The Harvard Robobees project has actually been going on since 2009, where researchers have been working on micro air vehicles inspired by insects to take on those several tasks. Back in February, we reported on the pop-up manufacturing technique that Harvard's microrobotic labs are using to make these robotic insects. Layer upon layer of carbon fiber, a plastic film, titanium, brass, ceramic, and adhesive sheets are folded into a laser-cut design and when the layering is done, the bee can be popped up out of the mold, folded into shape and it's ready to go.

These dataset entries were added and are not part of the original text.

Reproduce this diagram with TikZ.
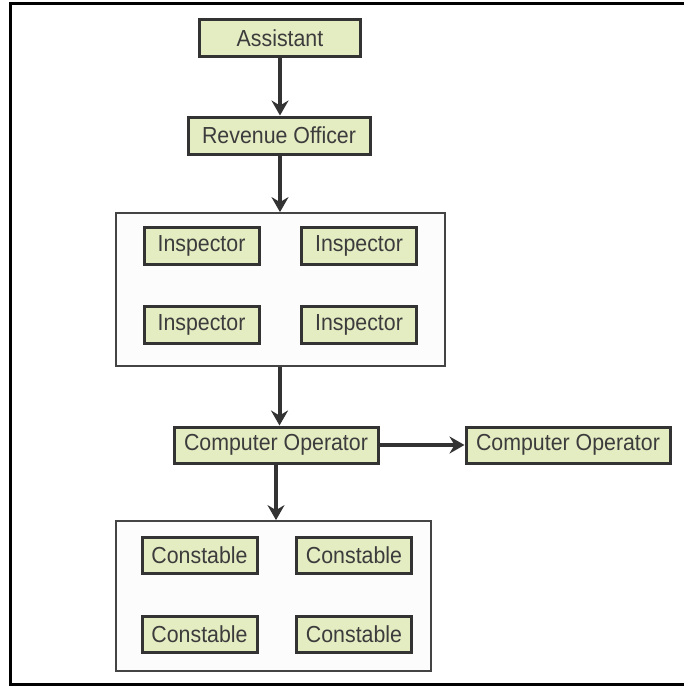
\documentclass[tikz,border=0pt]{standalone}
\usepackage{fontspec}
\setmainfont{Liberation Sans}
\newfontfamily\postfont[FakeStretch=0.92]{Liberation Sans}
\usetikzlibrary{arrows.meta}
\definecolor{boxfill}{HTML}{E4ECC2}
\definecolor{boxline}{HTML}{333333}
\definecolor{txt}{HTML}{3C3C3C}
\definecolor{grpline}{HTML}{444444}
\definecolor{grpfill}{HTML}{FDFCFC}
\tikzset{
  post/.style={draw=boxline, line width=3pt, fill=boxfill, text=txt,
    font=\postfont\fontsize{23.2}{26}\selectfont, inner sep=0pt,
    minimum height=37pt},
  group/.style={draw=grpline, line width=1.8pt, fill=grpfill, inner sep=0pt},
  link/.style={draw=boxline, line width=4pt,
    -{Stealth[length=15pt,width=17pt,inset=5pt]}},
}
\begin{document}
\begin{tikzpicture}[x=1pt,y=-1pt]
\useasboundingbox (0,0) rectangle (684,686);
% outer frame (open on the right)
\draw[line width=3pt, black] (684,3.5) -- (10.5,3.5) -- (10.5,684.5) -- (684,684.5);

% top of the chain
\node[post, minimum width=161pt] (asst) at (280,38) {Assistant};
\node[post, minimum width=182pt] (rev) at (279,135.5) {Revenue Officer};

% inspector group
\node[group, minimum width=329pt, minimum height=153pt] (insp) at (280.5,289.5) {};
\node[post, minimum width=115pt] (i1) at (201.5,245.5) {Inspector};
\node[post, minimum width=115pt] (i2) at (359,245.5) {Inspector};
\node[post, minimum width=115pt] (i3) at (201.5,325) {Inspector};
\node[post, minimum width=115pt] (i4) at (359,325) {Inspector};

% computer operators
\node[post, minimum width=204pt, minimum height=36pt] (co) at (276,445) {Computer Operator};
\node[post, minimum width=204pt, minimum height=36pt] (co2) at (568,445) {Computer Operator};

% constable group
\node[group, minimum width=315pt, minimum height=150pt] (cons) at (273.5,596) {};
\node[post, minimum width=115pt, minimum height=36pt] (c1) at (199.5,555) {Constable};
\node[post, minimum width=115pt, minimum height=36pt] (c2) at (354,555) {Constable};
\node[post, minimum width=115pt, minimum height=36pt] (c3) at (199.5,634) {Constable};
\node[post, minimum width=115pt, minimum height=36pt] (c4) at (354,634) {Constable};

% connectors
\draw[link] (asst.south) -- (asst.south |- rev.north);
\draw[link] (rev.south -| asst.south) -- (asst.south |- insp.north);
\draw[link] ([xshift=-1pt]insp.south) -- ([xshift=-1pt]insp.south |- co.north);
\draw[link] (co.east) -- (co2.west);
\draw[link] (co.south) -- (co.south |- cons.north);
\end{tikzpicture}
\end{document}
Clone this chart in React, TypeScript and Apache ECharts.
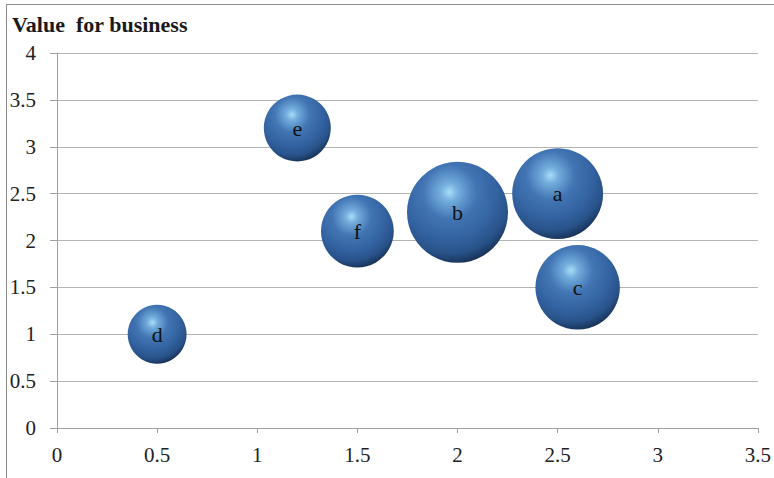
import React, { useEffect, useRef } from "react";
import * as echarts from "echarts";

const names = ["a", "b", "c", "d", "e", "f"];
const xValues = [2.5, 2.0, 2.6, 0.5, 1.2, 1.5];
const yValues = [2.5, 2.3, 1.5, 1.0, 3.2, 2.1];
const sizes = [8.1, 10, 7.0, 3.4, 4.4, 5.2];
const xTicks = [0, 0.5, 1, 1.5, 2, 2.5, 3, 3.5];
const yTicks = [0, 0.5, 1, 1.5, 2, 2.5, 3, 3.5, 4];
const titleText = "Value  for business";

const serif = "Times New Roman, Liberation Serif, DejaVu Serif, serif";

export default function App() {
  const ref = useRef<HTMLDivElement>(null);
  useEffect(() => {
    document.body.style.margin = "0";
    const chart = echarts.init(ref.current!, null, { renderer: "svg" });
    const maxSize = Math.max(...sizes);
    const bubbleColor = new echarts.graphic.RadialGradient(0.42, 0.3, 0.76, [
      { offset: 0, color: "#a8dcf6" },
      { offset: 0.12, color: "#72acdc" },
      { offset: 0.35, color: "#4275b4" },
      { offset: 0.62, color: "#3362a0" },
      { offset: 0.8, color: "#285289" },
      { offset: 0.92, color: "#1a375e" },
      { offset: 1, color: "#0a1628" },
    ]);
    chart.setOption({
      animation: false,
      textStyle: { fontFamily: serif },
      grid: { left: 57, right: 15, top: 53, bottom: 50, containLabel: false },
      title: {
        text: titleText,
        left: 7,
        top: 8,
        textStyle: { fontFamily: serif, fontWeight: "bold", fontSize: 22, color: "#1a1a1a" },
      },
      graphic: [
        { type: "line", shape: { x1: 6, y1: 4.5, x2: 774, y2: 4.5 }, style: { stroke: "#8c8c8c", lineWidth: 1 } },
        { type: "line", shape: { x1: 6.5, y1: 4, x2: 6.5, y2: 478 }, style: { stroke: "#8c8c8c", lineWidth: 1 } },
      ],
      xAxis: {
        type: "value",
        min: 0,
        max: 3.5,
        interval: 0.5,
        axisLine: { show: true, lineStyle: { color: "#a0a0a0" } },
        axisTick: { show: true, length: 5, lineStyle: { color: "#a0a0a0" } },
        splitLine: { show: false },
        axisLabel: {
          margin: 16,
          fontFamily: serif,
          fontSize: 21,
          color: "#222",
          formatter: (v: number) => (xTicks.includes(v) ? String(v) : ""),
        },
      },
      yAxis: {
        type: "value",
        min: 0,
        max: 4,
        interval: 0.5,
        axisLine: { show: true, lineStyle: { color: "#a0a0a0" } },
        axisTick: { show: true, length: 7, lineStyle: { color: "#a0a0a0" } },
        splitLine: { show: true, lineStyle: { color: "#b4b4b4" } },
        axisLabel: {
          margin: 21,
          fontFamily: serif,
          fontSize: 21,
          color: "#222",
          formatter: (v: number) => (yTicks.includes(v) ? String(v) : ""),
        },
      },
      series: [
        {
          type: "scatter",
          data: names.map((n, i) => ({ name: n, value: [xValues[i], yValues[i], sizes[i]] })),
          symbolSize: (val: number[]) => 101 * Math.sqrt(val[2] / maxSize),
          itemStyle: { color: bubbleColor, opacity: 1 },
          label: {
            show: true,
            position: "inside",
            formatter: (p: any) => p.name,
            fontFamily: serif,
            fontSize: 22,
            color: "#111",
          },
        },
      ],
    });
    return () => chart.dispose();
  }, []);
  return <div ref={ref} style={{ width: 774, height: 478 }} />;
}
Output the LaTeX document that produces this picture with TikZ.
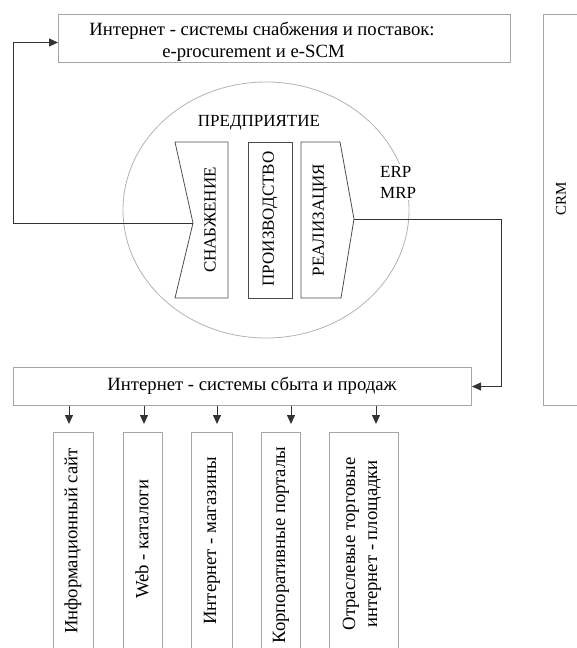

At the time, though their wings could flap, the robobees were still grounded, but now the project has hit a major milestone with a robotic bee that can not only take off, but be steered. Gizmag reports, "The tiny robot was already capable of taking off under its own power, but until now it was completely out of control. By adding two control actuators beneath its wings, the robot can be programmed to pitch and roll.
The team is now working on a feedback controller that will allow the robot to yaw, which when combined with pitch and roll should allow it to hover."
Watch the video below to see it in action.
You may be thinking that the robobee doesn't stay up for long, but what you're seeing is quite amazing. A life-size robotic bee that can take off and be controlled. When we discuss these types of flying biomimetic robots, they're typically years away from becoming reality, but Harvard has a prototype making tangible steps to becoming part of a sensor-carrying, patrolling robobee swarm.